La cosa al tempo stesso terribile e destabilizzante è che abbiamo talmente introiettato questa forma di “bis-pensiero”, che possiamo continuare a produrre un discorso pubblico da neurodeliri in cui per consentire alle donne iraniane di camminare serenamente con i capelli sciolti troviamo ragionevole bombardagli le città. Oppure è sensato, e non si percepisce alcun doppio standard, nel giustificare come un paese zeppo di bombe atomiche clandestine ne bombardi preventivamente un altro per evitare che, prima o poi, eventualmente, anche quest’ultimo ne abbia.
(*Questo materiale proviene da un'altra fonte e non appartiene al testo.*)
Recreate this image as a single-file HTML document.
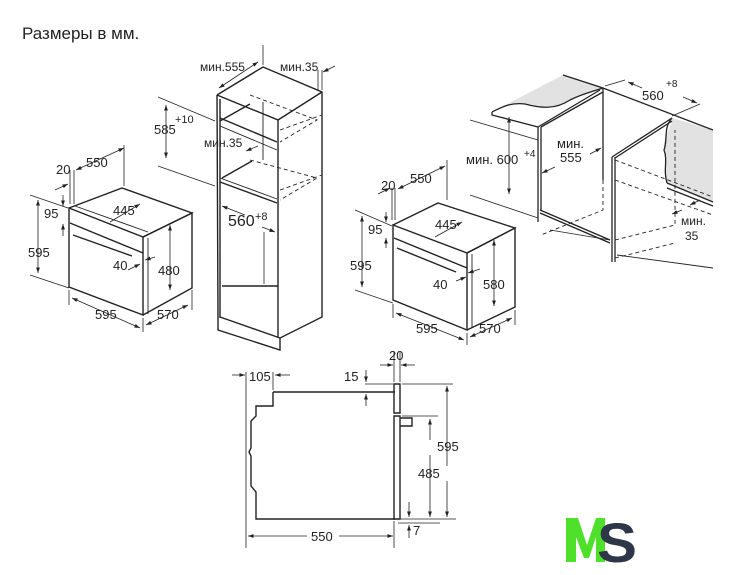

Il vero, grande, problema che l’Occidente pagherà nei decenni a venire è che l’intera grande tradizione culturale dell’Occidente, il suo razionalismo, universalismo, il suo appello alla giustizia, alla legge, ecc. si è dimostrato alla prova della storia pura fuffa parolaia, mascheramenti verbali incapaci di costruire una civiltà dove della parola ci si può fidare.
Dall’esterno di questa tradizione stessa non si può che pervenire ad una semplice conclusione: tutte le nostre chiacchiere ben educate, gli appelli al rigore scientifico, alla verità, alla ragione, alla giustizia universale alla fine non valgono l’aria calda con cui vengono pronunciate. Sono mere coperture dell’esercizio della Forza (il marxiano “Ideenkleid”).
Noi abbiamo un bell’affaticarci a dire che non è sempre stato così, che non è necessariamente così; la nostra perdita di credito rispetto al resto del mondo è colossale e difficilmente recuperabile (potrebbe essere recuperabile solo se quegli appelli alla ragione e alla giustizia dimostrassero di avere le redini del potere nelle liberaldemocrazie occidentali; ma siamo lontani anni luce da quella prospettiva.)